At the same time, the issue with these generic interview questions is that every candidate will be well prepared to answer them.
The trick is not to ask generic questions to which you're likely to receive generic answers and call it a day; hooray, you've found the ideal candidate that gave the most generic answers.
On the contrary: if you want to pinpoint the right candidate, you must understand how they think, act in stressful situations, what they aspire for, etc.
One way to gain insights into a candidate's critical-thinking abilities, tech savviness, and interpersonal skills is to immerse them in unconventional scenarios.
For instance, let's say you're interviewing an engineering candidate.
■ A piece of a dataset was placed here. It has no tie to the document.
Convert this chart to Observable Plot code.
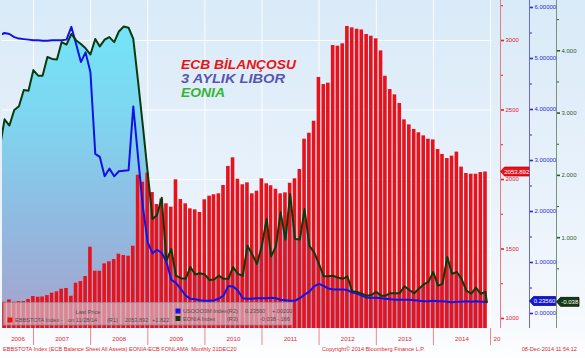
<!DOCTYPE html>
<html><head><meta charset="utf-8">
<script src="https://cdn.jsdelivr.net/npm/d3@7"></script>
<script src="https://cdn.jsdelivr.net/npm/@observablehq/plot@0.6"></script>
<style>
html,body{margin:0;padding:0;background:#fff;}
#chart{position:relative;width:585px;height:358px;overflow:hidden;
background:linear-gradient(to bottom,#d9eaf8 0%,#e9f2fb 55%,#f6f9fd 90%,#fdfeff 100%);}
</style></head><body><div id="chart"></div>
<script>
// ---------------- DATA ----------------
// month-end observations; index 0 = May 2006 (lines only), bars start Jun 2006
const ecbAssets = [1117,1134,1117,1122,1122,1137,1158,1153,1155,1165,
1182,1192,1211,1216,1160,1254,1266,1302,1513,1340,
1340,1393,1408,1424,1463,1453,1448,1520,2031,1981,
2046,1906,1820,1860,1825,1801,1998,1856,1825,1789,
1782,1763,1854,1880,1890,1897,1957,2094,2156,2002,
1962,1976,1897,1916,2005,1969,1955,1930,1897,1904,
1973,2005,2072,2290,2333,2419,2734,2683,2693,2964,
2959,2976,3101,3091,3081,3076,3043,3031,3012,2925,
2743,2647,2609,2547,2429,2393,2360,2336,2314,2290,
2285,2216,2180,2151,2168,2197,2089,2043,2038,2038,
2050,2054];
const usdLibor3m = [5.46,5.50,5.48,5.42,5.39,5.38,5.37,5.36,5.36,5.35,
5.35,5.36,5.36,5.36,5.37,5.62,5.29,4.93,5.12,4.73,
3.13,3.07,2.69,2.84,2.69,2.79,2.80,2.81,4.06,3.05,
2.10,1.40,1.18,1.25,1.19,1.01,0.66,0.60,0.48,0.35,
0.29,0.28,0.26,0.25,0.25,0.26,0.29,0.35,0.54,0.53,
0.45,0.30,0.29,0.29,0.30,0.30,0.30,0.31,0.30,0.27,
0.26,0.25,0.25,0.30,0.37,0.43,0.53,0.58,0.54,0.49,
0.47,0.47,0.47,0.46,0.41,0.39,0.35,0.31,0.31,0.31,
0.30,0.29,0.28,0.27,0.27,0.27,0.27,0.26,0.25,0.24,
0.24,0.25,0.24,0.24,0.23,0.22,0.23,0.23,0.24,0.23,
0.24,0.23,0.23];
const eoniaRate = [2.45,2.90,2.80,3.05,3.11,3.37,3.36,3.69,3.60,3.60,
3.90,3.87,3.86,4.14,4.10,4.27,4.17,4.11,4.04,3.94,
4.19,4.07,4.18,4.22,4.14,4.31,4.39,4.37,4.19,3.50,
2.80,2.05,1.30,1.36,1.64,0.63,0.82,0.39,0.35,0.34,
0.53,0.41,0.43,0.41,0.32,0.33,0.39,0.34,0.34,0.53,
0.42,0.39,0.87,0.73,0.58,0.87,1.30,0.70,0.86,1.41,
0.97,1.70,0.98,0.97,1.46,0.87,0.77,0.58,0.38,0.38,
0.39,0.36,0.34,0.38,0.14,0.13,0.10,0.07,0.08,0.13,
0.07,0.07,0.11,0.11,0.11,0.22,0.16,0.11,0.18,0.25,
0.29,0.45,0.23,0.26,0.69,0.42,0.45,0.34,0.15,0.10,
0.20,0.10,0.13];
const lastDate = "2014-12-08";
const lastLibor = 0.2356;
const lastEonia = -0.038;
const lastEcb = 2053.892;
const redTicks = [1000,1500,2000,2500,3000];
const redMinor = [1250,1750,2250,2750,3250];
const blueTicks = [0,1,2,3,4,5,6];
const blueMinor = [0.5,1.5,2.5,3.5,4.5,5.5];
const greenTicks = [1,2,3,4];
const greenMinor = [0.5,1.5,2.5,3.5,4.5];
const yearLabels = ["2006","2007","2008","2009","2010","2011","2012","2013","2014"];

// ---------------- SCALES / LAYOUT ----------------
const monthEnd = i => new Date(Date.UTC(2006, 4 + i + 1, 0));
const X0 = Date.UTC(2007,0,1), X1 = Date.UTC(2015,0,1);
const pxPerMs = 457 / (X1 - X0);
const xStart = X0 - 31 / pxPerMs, xEnd = X1 + 2 / pxPerMs;
const redAtPx = px => 1000 + (318 - px) / 0.139;
const redMin = redAtPx(328), redMax = redAtPx(0);
const b2r = d3.scaleLinear().domain([0, 6]).range([redAtPx(313), redAtPx(7)]);
const g2r = d3.scaleLinear().domain([0, 4]).range([redAtPx(299.5), redAtPx(50.3)]);
const DAY = 86400000;

const bars = ecbAssets.map((v, k) => ({date: monthEnd(k + 1), v}));
const libor = usdLibor3m.map((v, i) => ({date: monthEnd(i), v}))
  .concat([{date: new Date(lastDate), v: lastLibor}]);
const eonia = eoniaRate.map((v, i) => ({date: monthEnd(i), v}))
  .concat([{date: new Date(lastDate), v: lastEonia}]);
const yearStarts = d3.range(2007, 2016).map(y => new Date(Date.UTC(y,0,1)));
const yearMids = yearLabels.map((label, i) => {
  const y = 2006 + i;
  const a = Math.max(Date.UTC(y,0,1), xStart), b = Date.UTC(y+1,0,1);
  return {label, x: new Date((a + b) / 2)};
});

const RED = "#e3222a", BLUE = "#2a2ad0", GREEN = "#2f5a2f";
const font = "'Liberation Sans', Arial, sans-serif";

const axisR = (ticks, dx, color, fmt, size) => Plot.axisY(ticks, {
  anchor: "right", dx, tickSize: size, tickPadding: 2, color,
  strokeWidth: size > 2 ? 1.6 : 1, fontSize: 6, label: null,
  tickFormat: fmt
});

const plot = Plot.plot({
  width: 585, height: 358,
  marginLeft: 2, marginRight: 93, marginTop: 0, marginBottom: 30,
  style: {background: "transparent", fontFamily: font, fontSize: "6px", overflow: "visible"},
  x: {type: "utc", domain: [new Date(xStart), new Date(xEnd)], axis: null},
  y: {domain: [redMin, redMax]},
  marks: [
    Plot.gridY(redTicks, {stroke: "#ffffff", strokeOpacity: 0.9, strokeWidth: 1}),
    Plot.gridX(yearStarts, {stroke: "#ffffff", strokeOpacity: 0.9, strokeWidth: 1}),
    Plot.areaY(eonia, {x: "date", y1: () => redMin, y2: d => g2r(d.v), fill: "url(#eoniaGrad)", clip: true}),
    Plot.rect(bars, {x1: d => new Date(+d.date - 11.5 * DAY), x2: d => new Date(+d.date + 11.5 * DAY),
      y1: () => redMin, y2: "v", fill: "#e8121c", clip: true}),
    Plot.line(libor, {x: "date", y: d => b2r(d.v), stroke: "#1212e6", strokeWidth: 2, clip: true}),
    Plot.line(eonia, {x: "date", y: d => g2r(d.v), stroke: "#0b3a0b", strokeWidth: 2, clip: true}),
    // right axes
    Plot.ruleX([new Date(xEnd)], {dx: 8, stroke: "#ec7c7c"}),
    Plot.ruleX([new Date(xEnd)], {dx: 37, stroke: "#6a6ae0"}),
    Plot.ruleX([new Date(xEnd)], {dx: 64, stroke: "#7a947a"}),
    axisR(redTicks, 8, RED, d => d3.format("d")(d), 3),
    axisR(redMinor, 8, RED, () => "", 2),
    axisR(blueTicks.map(b2r), 37, BLUE, d => b2r.invert(d).toFixed(5), 3),
    axisR(blueMinor.map(b2r), 37, BLUE, () => "", 2),
    axisR(greenTicks.map(g2r), 64, GREEN, d => g2r.invert(d).toFixed(3), 3),
    axisR(greenMinor.map(g2r), 64, GREEN, () => "", 2),
    // bottom time axis
    Plot.axisX(yearStarts, {tickSize: 17, tickFormat: () => "", stroke: "#ee8888", strokeWidth: 1}),
    Plot.text(yearMids, {x: "x", text: "label", frameAnchor: "bottom", dy: 12.5, fill: "#e0282e", fontSize: 6.2}),
    Plot.text(["20"], {x: () => new Date(X1), text: d => d, frameAnchor: "bottom", dy: 12.5, dx: 3,
      textAnchor: "start", fill: "#e0282e", fontSize: 6.2})
  ]
});

// gradient defs
const svg = d3.select(plot);
const defs = svg.insert("defs", ":first-child");
const grad = defs.append("linearGradient").attr("id", "eoniaGrad")
  .attr("gradientUnits", "userSpaceOnUse").attr("x1", 0).attr("y1", 0).attr("x2", 0).attr("y2", 328);
[[0, "#70e8fa"], [0.35, "#7ed6f0"], [0.65, "#8fbce2"], [1, "#a6a2cc"]].forEach(([o, c]) =>
  grad.append("stop").attr("offset", o).attr("stop-color", c));

// legend box
const lg = svg.append("g").attr("font-family", font).attr("font-size", 5.6).attr("fill", "#5a4a50")
  .attr("text-anchor", "start");
lg.append("rect").attr("x", 3.5).attr("y", 302.5).attr("width", 289).attr("height", 22.5)
  .attr("fill", "rgba(214,204,214,0.62)").attr("stroke", "#a08890").attr("stroke-width", 0.8);
const lt = (x, y, s, anchor = "start") => lg.append("text").attr("x", x).attr("y", y)
  .attr("dominant-baseline", "central").attr("text-anchor", anchor).text(s);
lt(88, 311.5, "Last Price", "middle");
lg.append("rect").attr("x", 7.5).attr("y", 317.5).attr("width", 5).attr("height", 5).attr("fill", "#f01010");
lt(15, 320, "EBBSTOTA Index -"); lt(68, 320, "on 11/28/14"); lt(107, 320, "(R1)");
lt(125, 320, "2053.892"); lt(152, 320, "+1.822");
lg.append("rect").attr("x", 175.5).attr("y", 308.5).attr("width", 5).attr("height", 5).attr("fill", "#1010f0");
lt(183, 311, "USOOO3M Index"); lt(227, 311, "(R2)"); lt(245, 311, "0.23560"); lt(272, 311, "+.00200");
lg.append("rect").attr("x", 175.5).attr("y", 316).attr("width", 5).attr("height", 5).attr("fill", "#0f3a0f");
lt(183, 318.5, "EONIA Index"); lt(227, 318.5, "(R3)"); lt(260, 318.5, "-0.038"); lt(277, 318.5, "-.166");

// title
const tg = svg.append("g").attr("font-family", font).attr("font-size", 12.2)
  .attr("font-weight", "bold").attr("font-style", "italic").attr("text-anchor", "start");
const tt = (y, fill, len, s) => tg.append("text").attr("x", 181).attr("y", y).attr("fill", fill)
  .attr("textLength", len).attr("lengthAdjust", "spacingAndGlyphs").text(s);
tt(68.5, "#ee1111", 115, "ECB BİLANÇOSU");
tt(82.5, "#5656b2", 104, "3 AYLIK LIBOR");
tt(96.5, "#33b433", 44, "EONIA");

// value tags on the right axes (placed with the plot's own y scale)
const ys = plot.scale("y");
const tag = (x0, x1, v, fill, stroke, label) => {
  const cy = ys.apply(v);
  svg.append("path").attr("d", `M${x0},${cy}L${x0+4},${cy-4.5}L${x1},${cy-4.5}L${x1},${cy+4.5}L${x0+4},${cy+4.5}Z`)
    .attr("fill", fill).attr("stroke", stroke).attr("stroke-width", 0.7);
  svg.append("text").attr("x", (x0 + 4 + x1) / 2).attr("y", cy).attr("dominant-baseline", "central")
    .attr("text-anchor", "middle").attr("font-family", font).attr("font-size", 6).attr("fill", "#fff").text(label);
};
tag(500.5, 529, lastEcb, "#e8121c", "#b00000", "2053.892");
tag(529.5, 555.5, b2r(lastLibor), "#1616d8", "#000080", "0.23560");
tag(556.5, 579, g2r(lastEonia), "#123c12", "#000", "-0.038");

// captions
const cg = svg.append("g").attr("font-family", font).attr("font-size", 5.6).attr("fill", "#e0282e")
  .attr("text-anchor", "start");
cg.append("text").attr("x", 3).attr("y", 349).attr("dominant-baseline", "central")
  .text("EBBSTOTA Index (ECB Balance Sheet All Assets) EONIA-ECB FONLAMA  Monthly 31DEC20");
cg.append("text").attr("x", 322).attr("y", 348.5).attr("dominant-baseline", "central")
  .text("Copyright© 2014 Bloomberg Finance L.P.");
cg.append("text").attr("x", 577).attr("y", 348.5).attr("dominant-baseline", "central")
  .attr("text-anchor", "end").text("08-Dec-2014 11:54:12");

document.getElementById("chart").appendChild(plot);
</script></body></html>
To test their critical-thinking skills and tech savviness skills, you can ask the candidate the following questions:
- How would you design an app for accessibility?
- What is the most difficult project you have worked on, and how did you get through the challenging tasks?
- What is your favorite type of work to do in the engineering field and why?
Another interesting approach is to ask unusual non-engineering questions that can reveal a great deal about a candidate. For example:
- If you need to describe yourself as an animal, what animal would you be?
- What is the best quality people perceive first about you?
- If you weren't an engineer, what would you be?
Implement an Employee Referral/Ambassador Program
Employee referral programs work great because they help you target passive and active talent. Although passive talent is not looking to switch jobs, they can still be open to a better opportunity if you make them a good offer.
The reason why so many companies implement employee referral programs is that these programs tend to yield high-quality candidates. In fact, referral hires come with a higher retention rate and take the shortest time to recruit and onboard.
The cornerstone of successful employee referral programs are incentives. Incentives don't have to be monetary. You can offer other forms of incentives, like gift cards, paid time off, company swag, and more.
And if you want your existing employees to refer their friends, you have to make it easy for them to do so; people have a distaste for friction nowadays. One idea is to give existing employees access to add talent to your ATS. To encourage them to promote your open roles, offer email and social sharing templates.
Here's another useful tip: always accept referrals, even if there's no vacancy. You might not be hiring for that position at the moment, but one of the main benefits of employee referral programs is having that specific skill set stored in your system to have a person on hand once the position opens.
Work With Reputable Talent Networks
You'll be shocked to learn how many strong candidates hide in a tech talent network.
Whether you have an overworked two-person engineering team or need an extra pair of hands to build new features or products, these talent networks can supply you with high-quality candidates swiftly and cost-effectively.
And the best thing is that talent at these networks undergoes a rigorous screening process that analyzes their technical skills, aptitude, and personality. You'll be able to find talent that delivers across a range of requirements, including technical skills, time zone, language, background, teamwork, and communication.
You can hire full-time or part-time contractors, scale up and down as needed, and work with 100% remote talent. Whether you need a Laravel or a React engineer, a full-stack engineer, or a QA engineer, talent networks have candidates available in just a few days to hit the ground running. They'll attend your internal team calls, access your support tools, and overall feel like they're part of the team.
Hiring the right tech talent doesn't have to be mission impossible and a headache. There's a solution for every problem, and accepting the status quo shouldn't be your approach.
By adopting some of these hiring strategies, you can go from "I hired the wrong candidate" to "I hired the best candidate the company could ask for."